Given request>
From the top of the records below down to the line containing "6.0, 0.6, -0.15, 0.2, 2.3, 2.1, 2.6, 1.9]", reproduce every line exactly.

Stored data entries
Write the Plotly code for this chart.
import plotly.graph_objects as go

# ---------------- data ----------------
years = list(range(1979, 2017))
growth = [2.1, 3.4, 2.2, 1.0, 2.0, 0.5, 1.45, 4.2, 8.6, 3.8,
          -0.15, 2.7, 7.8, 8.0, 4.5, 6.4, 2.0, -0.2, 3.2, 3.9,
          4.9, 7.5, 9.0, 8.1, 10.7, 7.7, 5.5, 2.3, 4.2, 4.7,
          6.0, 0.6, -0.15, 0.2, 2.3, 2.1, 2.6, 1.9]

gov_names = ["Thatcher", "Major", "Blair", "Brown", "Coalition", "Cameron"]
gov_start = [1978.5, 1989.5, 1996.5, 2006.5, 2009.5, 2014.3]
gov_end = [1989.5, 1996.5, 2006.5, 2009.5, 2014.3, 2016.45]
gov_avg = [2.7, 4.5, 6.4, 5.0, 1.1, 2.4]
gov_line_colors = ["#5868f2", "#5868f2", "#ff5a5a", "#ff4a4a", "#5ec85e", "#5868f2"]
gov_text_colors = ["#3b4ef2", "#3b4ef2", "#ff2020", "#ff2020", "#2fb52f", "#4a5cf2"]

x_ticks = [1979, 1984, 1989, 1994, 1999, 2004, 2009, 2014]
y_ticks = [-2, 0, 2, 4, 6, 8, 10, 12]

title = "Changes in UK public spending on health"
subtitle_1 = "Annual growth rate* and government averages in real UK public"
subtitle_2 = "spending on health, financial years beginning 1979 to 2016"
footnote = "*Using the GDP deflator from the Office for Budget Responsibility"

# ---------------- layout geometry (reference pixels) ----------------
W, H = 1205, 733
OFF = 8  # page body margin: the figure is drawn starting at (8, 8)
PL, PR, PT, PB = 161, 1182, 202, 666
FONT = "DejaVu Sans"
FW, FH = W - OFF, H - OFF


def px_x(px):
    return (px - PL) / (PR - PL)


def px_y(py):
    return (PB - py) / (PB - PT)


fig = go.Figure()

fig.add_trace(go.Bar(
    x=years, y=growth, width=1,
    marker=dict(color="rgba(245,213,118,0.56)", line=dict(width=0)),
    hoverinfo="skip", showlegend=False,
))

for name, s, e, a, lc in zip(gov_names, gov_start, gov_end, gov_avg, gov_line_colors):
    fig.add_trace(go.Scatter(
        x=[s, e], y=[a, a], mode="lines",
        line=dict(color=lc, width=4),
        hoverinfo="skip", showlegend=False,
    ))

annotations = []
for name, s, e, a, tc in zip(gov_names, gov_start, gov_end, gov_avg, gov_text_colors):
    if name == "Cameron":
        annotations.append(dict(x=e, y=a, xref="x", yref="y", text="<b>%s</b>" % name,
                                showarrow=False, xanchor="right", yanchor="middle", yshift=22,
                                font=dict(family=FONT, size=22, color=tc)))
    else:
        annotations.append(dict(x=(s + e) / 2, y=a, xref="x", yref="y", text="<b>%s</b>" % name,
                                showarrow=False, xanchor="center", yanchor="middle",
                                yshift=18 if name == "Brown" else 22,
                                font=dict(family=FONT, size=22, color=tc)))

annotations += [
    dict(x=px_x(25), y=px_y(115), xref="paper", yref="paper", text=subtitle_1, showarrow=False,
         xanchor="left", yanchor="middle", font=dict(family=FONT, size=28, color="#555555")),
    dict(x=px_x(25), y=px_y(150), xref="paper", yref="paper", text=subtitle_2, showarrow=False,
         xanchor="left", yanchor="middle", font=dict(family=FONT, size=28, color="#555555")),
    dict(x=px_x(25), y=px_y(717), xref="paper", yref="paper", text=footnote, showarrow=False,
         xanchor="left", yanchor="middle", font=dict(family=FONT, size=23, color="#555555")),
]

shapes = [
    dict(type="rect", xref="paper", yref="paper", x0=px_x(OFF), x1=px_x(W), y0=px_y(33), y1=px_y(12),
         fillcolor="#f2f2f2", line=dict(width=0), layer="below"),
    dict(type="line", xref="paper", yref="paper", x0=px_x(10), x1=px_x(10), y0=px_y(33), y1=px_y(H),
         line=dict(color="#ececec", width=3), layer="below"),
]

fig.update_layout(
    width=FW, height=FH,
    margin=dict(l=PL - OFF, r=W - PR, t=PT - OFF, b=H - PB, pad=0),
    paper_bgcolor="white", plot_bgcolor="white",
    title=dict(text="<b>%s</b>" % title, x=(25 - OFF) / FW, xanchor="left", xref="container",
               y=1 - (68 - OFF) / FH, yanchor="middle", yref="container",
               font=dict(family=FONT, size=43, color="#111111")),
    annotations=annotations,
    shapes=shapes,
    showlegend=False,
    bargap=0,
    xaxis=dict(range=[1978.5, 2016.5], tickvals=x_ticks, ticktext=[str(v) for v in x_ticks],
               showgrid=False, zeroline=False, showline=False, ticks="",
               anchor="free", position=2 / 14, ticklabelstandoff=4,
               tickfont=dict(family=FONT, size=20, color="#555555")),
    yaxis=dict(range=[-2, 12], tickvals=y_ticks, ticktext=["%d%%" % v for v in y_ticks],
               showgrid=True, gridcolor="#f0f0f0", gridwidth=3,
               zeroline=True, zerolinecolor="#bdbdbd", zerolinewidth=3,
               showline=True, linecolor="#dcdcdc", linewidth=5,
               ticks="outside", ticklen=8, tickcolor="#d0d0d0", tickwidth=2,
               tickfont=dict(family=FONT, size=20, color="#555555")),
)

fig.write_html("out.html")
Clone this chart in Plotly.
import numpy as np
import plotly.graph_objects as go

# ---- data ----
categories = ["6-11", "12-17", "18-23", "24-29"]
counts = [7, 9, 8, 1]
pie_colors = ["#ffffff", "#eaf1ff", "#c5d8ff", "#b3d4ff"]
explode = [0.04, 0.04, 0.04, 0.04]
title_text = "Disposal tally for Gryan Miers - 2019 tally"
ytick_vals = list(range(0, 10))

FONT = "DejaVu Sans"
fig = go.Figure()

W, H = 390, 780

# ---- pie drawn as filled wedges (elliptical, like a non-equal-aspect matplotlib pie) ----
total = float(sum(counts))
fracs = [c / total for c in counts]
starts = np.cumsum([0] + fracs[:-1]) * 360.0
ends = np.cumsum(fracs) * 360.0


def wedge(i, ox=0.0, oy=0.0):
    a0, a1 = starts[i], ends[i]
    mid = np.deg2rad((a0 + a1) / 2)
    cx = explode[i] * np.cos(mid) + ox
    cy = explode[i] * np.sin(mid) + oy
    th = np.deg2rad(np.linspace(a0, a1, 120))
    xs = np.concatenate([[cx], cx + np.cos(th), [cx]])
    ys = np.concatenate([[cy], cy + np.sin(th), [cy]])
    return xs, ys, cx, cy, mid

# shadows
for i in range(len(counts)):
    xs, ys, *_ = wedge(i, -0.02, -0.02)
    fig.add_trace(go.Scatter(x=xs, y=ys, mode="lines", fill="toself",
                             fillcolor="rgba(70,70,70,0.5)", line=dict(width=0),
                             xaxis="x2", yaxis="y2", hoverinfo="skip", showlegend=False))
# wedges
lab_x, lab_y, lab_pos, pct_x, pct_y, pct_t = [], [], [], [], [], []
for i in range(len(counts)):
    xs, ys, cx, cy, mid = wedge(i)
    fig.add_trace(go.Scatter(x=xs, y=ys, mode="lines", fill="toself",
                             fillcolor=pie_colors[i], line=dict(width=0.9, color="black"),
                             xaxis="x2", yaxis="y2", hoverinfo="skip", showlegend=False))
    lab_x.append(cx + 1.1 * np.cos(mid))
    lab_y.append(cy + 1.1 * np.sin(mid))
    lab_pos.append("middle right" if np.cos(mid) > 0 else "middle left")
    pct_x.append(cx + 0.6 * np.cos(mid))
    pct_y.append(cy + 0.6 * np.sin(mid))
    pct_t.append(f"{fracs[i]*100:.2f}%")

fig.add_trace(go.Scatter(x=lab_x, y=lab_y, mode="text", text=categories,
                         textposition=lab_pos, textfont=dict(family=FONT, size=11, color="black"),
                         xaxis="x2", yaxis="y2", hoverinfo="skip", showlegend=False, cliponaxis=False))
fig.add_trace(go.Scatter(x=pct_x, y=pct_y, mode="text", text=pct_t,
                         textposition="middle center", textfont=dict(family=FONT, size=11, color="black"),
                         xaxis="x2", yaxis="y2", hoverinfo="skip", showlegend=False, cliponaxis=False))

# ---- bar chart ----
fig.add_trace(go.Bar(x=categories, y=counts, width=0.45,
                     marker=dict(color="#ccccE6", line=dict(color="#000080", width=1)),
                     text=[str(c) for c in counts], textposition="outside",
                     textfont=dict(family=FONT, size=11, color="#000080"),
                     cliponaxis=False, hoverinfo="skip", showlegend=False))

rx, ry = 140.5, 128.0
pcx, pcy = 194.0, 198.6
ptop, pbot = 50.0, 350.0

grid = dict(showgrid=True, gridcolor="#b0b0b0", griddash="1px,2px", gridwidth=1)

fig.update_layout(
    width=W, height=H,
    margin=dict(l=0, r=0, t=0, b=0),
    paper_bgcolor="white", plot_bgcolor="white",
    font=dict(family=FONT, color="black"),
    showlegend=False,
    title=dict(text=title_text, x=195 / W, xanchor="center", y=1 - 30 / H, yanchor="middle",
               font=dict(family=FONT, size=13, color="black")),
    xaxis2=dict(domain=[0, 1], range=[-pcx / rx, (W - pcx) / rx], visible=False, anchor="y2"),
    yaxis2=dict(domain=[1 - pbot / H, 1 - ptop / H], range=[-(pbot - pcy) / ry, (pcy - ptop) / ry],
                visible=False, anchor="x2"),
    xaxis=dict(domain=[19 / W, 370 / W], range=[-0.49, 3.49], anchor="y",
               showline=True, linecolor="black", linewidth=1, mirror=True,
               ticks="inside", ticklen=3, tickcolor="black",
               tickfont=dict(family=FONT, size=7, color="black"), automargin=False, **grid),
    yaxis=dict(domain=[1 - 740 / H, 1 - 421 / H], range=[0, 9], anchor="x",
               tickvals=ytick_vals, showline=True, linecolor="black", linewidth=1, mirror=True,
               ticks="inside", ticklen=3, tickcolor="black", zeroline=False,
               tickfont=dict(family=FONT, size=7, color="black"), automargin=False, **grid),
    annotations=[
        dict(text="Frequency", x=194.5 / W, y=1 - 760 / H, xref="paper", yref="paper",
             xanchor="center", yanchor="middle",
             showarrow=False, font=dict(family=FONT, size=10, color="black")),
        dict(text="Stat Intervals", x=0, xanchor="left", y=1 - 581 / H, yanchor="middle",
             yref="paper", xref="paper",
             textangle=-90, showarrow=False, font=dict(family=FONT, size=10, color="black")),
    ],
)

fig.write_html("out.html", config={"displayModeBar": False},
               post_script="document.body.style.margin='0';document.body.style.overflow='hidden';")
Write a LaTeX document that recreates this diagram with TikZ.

Solution for this task>
Write the Plotly code for this chart.
import plotly.graph_objects as go

# ---------------- data ----------------
years = list(range(1979, 2017))
growth = [2.1, 3.4, 2.2, 1.0, 2.0, 0.5, 1.45, 4.2, 8.6, 3.8,
          -0.15, 2.7, 7.8, 8.0, 4.5, 6.4, 2.0, -0.2, 3.2, 3.9,
          4.9, 7.5, 9.0, 8.1, 10.7, 7.7, 5.5, 2.3, 4.2, 4.7,
          6.0, 0.6, -0.15, 0.2, 2.3, 2.1, 2.6, 1.9]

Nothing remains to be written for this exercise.